Pukul lima sore, aku duduk termenung menjadi saksi langit
yang kian menjingga. Anak-anak kecil terlihat berlarian pergi ke mushola, mau
mahgrib. Mungkin tak hanya aku, yang merasa bahwa disaat-saat demikian, suasana
menjadi berubah. Tidak seperti jam-jam lainnya yang ‘biasa saja’. Suasana di
sini berubah menjadi magis. Dan tiba-tiba aku terpikirkan tentang alasan-alasan
yang.., mungkin, bisa membuatku tak bisa kembali denganmu.
Kenangan demi kenangan mencuat, mengembalikan ingatan tentang betapa bahagianya kita, dulu. Lagi-lagi aku merindukanmu. Beruntung kita sempat bertemu beberapa waktu yang lalu. Bertukar sapa, bertukar cerita, dan banyak hal. Tak ada kesan yang lebih baik dibandingkan hadirmu. Sebab tak peduli seberapa banyak wajah yang kutemui, akan tetap terkalahkan oleh wajah yang selama ini kutunggu: wajahmu.
Namun, seberapapun banyaknya rindu yang aku punya, tak akan ada nilainya jika dihadapkan dengan kebodohan. Aku telah bodoh karena membuatmu patah dan berantakan. Tapi kebodohanku akan menjadi alasan kuat yang kedua.
Sekotak maaf masih kusimpan dengan baik. Ingin kuberikan
sebenarnya, jika suatu saat nanti ada
kesempatan. Tapi beberapa hal menahanku untuk memberikannya kepadamu. Hal-hal
yang ada di kepala, tentu saja. Kerap kali kupikir, maaf tidak berguna untuk
kesalahan yang tidak biasa. Sedangkan aku sudah salah karena tidak
mempertahankanmu. Aku salah karena menyerah.
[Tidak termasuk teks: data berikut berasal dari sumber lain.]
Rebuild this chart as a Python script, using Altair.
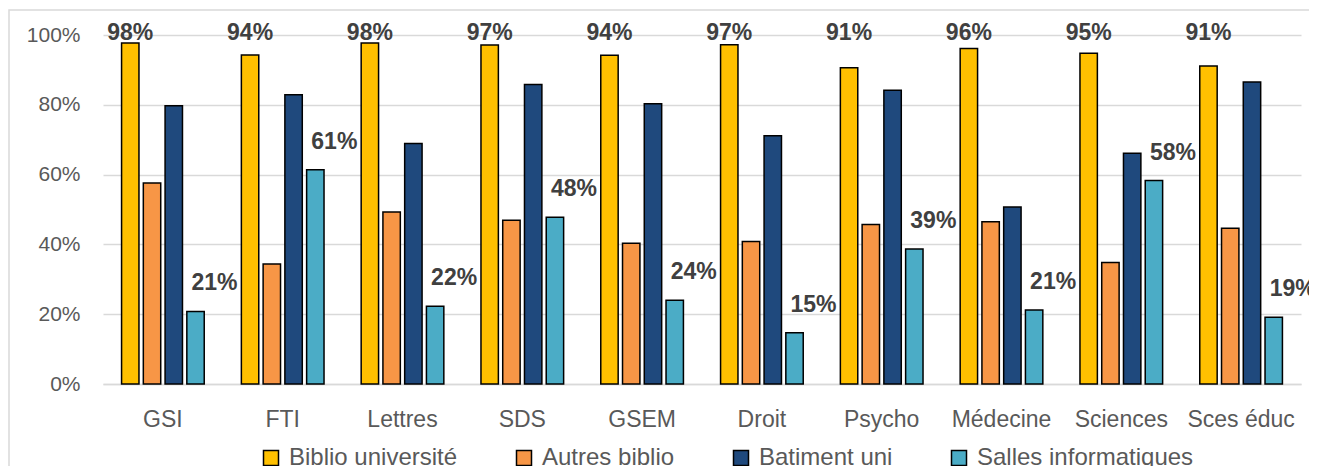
import altair as alt
import pandas as pd

categories = ["GSI", "FTI", "Lettres", "SDS", "GSEM", "Droit", "Psycho", "Médecine", "Sciences", "Sces éduc"]
series = ["Biblio université", "Autres biblio", "Batiment uni", "Salles informatiques"]
biblio_univ = [0.977, 0.943, 0.977, 0.971, 0.942, 0.972, 0.906, 0.961, 0.948, 0.911]
autres_biblio = [0.576, 0.344, 0.493, 0.469, 0.403, 0.408, 0.457, 0.465, 0.348, 0.446]
batiment_uni = [0.797, 0.829, 0.689, 0.858, 0.803, 0.711, 0.842, 0.507, 0.661, 0.865]
salles_info = [0.208, 0.614, 0.223, 0.478, 0.240, 0.147, 0.387, 0.212, 0.583, 0.191]
colors = ["#FFC000", "#F79646", "#1F497D", "#4BACC6"]

rows = []
for s, vals in zip(series, [biblio_univ, autres_biblio, batiment_uni, salles_info]):
    for c, v in zip(categories, vals):
        rows.append({"category": c, "series": s, "value": v})
df = pd.DataFrame(rows)

x = alt.X("category:N", sort=categories, title=None,
          scale=alt.Scale(paddingInner=0.31, paddingOuter=0.155),
          axis=alt.Axis(labelAngle=0, labelFontSize=23, labelColor="#595959", labelPadding=24,
                        domainColor="#D9D9D9", domainWidth=1.5, ticks=False, grid=False))
xo = alt.XOffset("series:N", sort=series, scale=alt.Scale(paddingInner=0.2))
y = alt.Y("value:Q", title=None, scale=alt.Scale(domain=[0, 1]),
          axis=alt.Axis(format=".0%", values=[0, 0.2, 0.4, 0.6, 0.8, 1.0], labelFontSize=21,
                        labelColor="#595959", gridColor="#D9D9D9", gridWidth=1.5,
                        domain=False, ticks=False, labelPadding=23))

base = alt.Chart(df)

# chart-area border (decorative frame, as in the original spreadsheet chart)
frame = alt.Chart(pd.DataFrame({"frame": [0]})).mark_rect(
    fill="transparent", stroke="#D9D9D9", strokeWidth=1.5
).encode(x=alt.value(-94), x2=alt.value(1215), y=alt.value(-25), y2=alt.value(450))

bars = base.mark_bar(stroke="black", strokeWidth=1.5).encode(
    x=x, xOffset=xo, y=y,
    color=alt.Color("series:N", sort=series, scale=alt.Scale(domain=series, range=colors),
                    legend=alt.Legend(orient="none", legendX=156, legendY=411, direction="horizontal",
                                      title=None, symbolType="square", symbolSize=225,
                                      symbolStrokeColor="black", symbolStrokeWidth=1.5,
                                      labelFontSize=24, labelColor="#595959", columnPadding=54,
                                      labelOffset=6, labelLimit=400, padding=0)),
)

top_labels = base.transform_filter(alt.datum.series == "Biblio université").transform_calculate(
    ly="1.0"
).mark_text(fontSize=23, fontWeight="bold", color="#404040", baseline="middle", dy=-2).encode(
    x=x, xOffset=xo, y=alt.Y("ly:Q"), text=alt.Text("value:Q", format=".0%")
)

cyan_labels = base.transform_filter(alt.datum.series == "Salles informatiques").mark_text(
    fontSize=23, fontWeight="bold", color="#404040", baseline="middle", dx=19, dy=-28
).encode(
    x=x, xOffset=xo, y=alt.Y("value:Q"), text=alt.Text("value:Q", format=".0%")
)

chart = alt.layer(frame, bars, top_labels, cyan_labels).properties(
    width=1198, height=349,
    autosize=alt.AutoSizeParams(type="none"),
    padding={"left": 95, "top": 27, "right": 8, "bottom": 82},
).configure(font="Liberation Sans").configure_view(strokeWidth=0)

chart.save("out.html", embed_options={"renderer": "svg", "actions": False})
Aku salah, karena berhenti. Aku
salah karena masih menahanmu dengan hal-hal yang tak kasat mata.
Kesalahan-kesalahan yang tidak biasa.
Seberapa banyak pun kata maaf, tak akan ada nilainya jika dihadapkan dengan kekecewaan yang teramat sangat, kan? Dan kekecewaanmu, akan menjadi alasan yang paling kuat, yang mungkin membuatku tak bisa kembali.
Dan sekarang tanganku tak lagi bisa menggenggam tanganmu. Mataku tak lagi bisa menatap matamu tanpa membuat suasana menjadi canggung. Barangkali aku sudah hilang. Sudah tidak diinginkan. Dan itu menjadi alasan-alasan yang selanjutnya.
Terakhir, aku tak bisa lagi menetap di rumahku yang lama: hatimu, dengan alasan-alasan yang bisa jadi, hanya kamu yang tahu.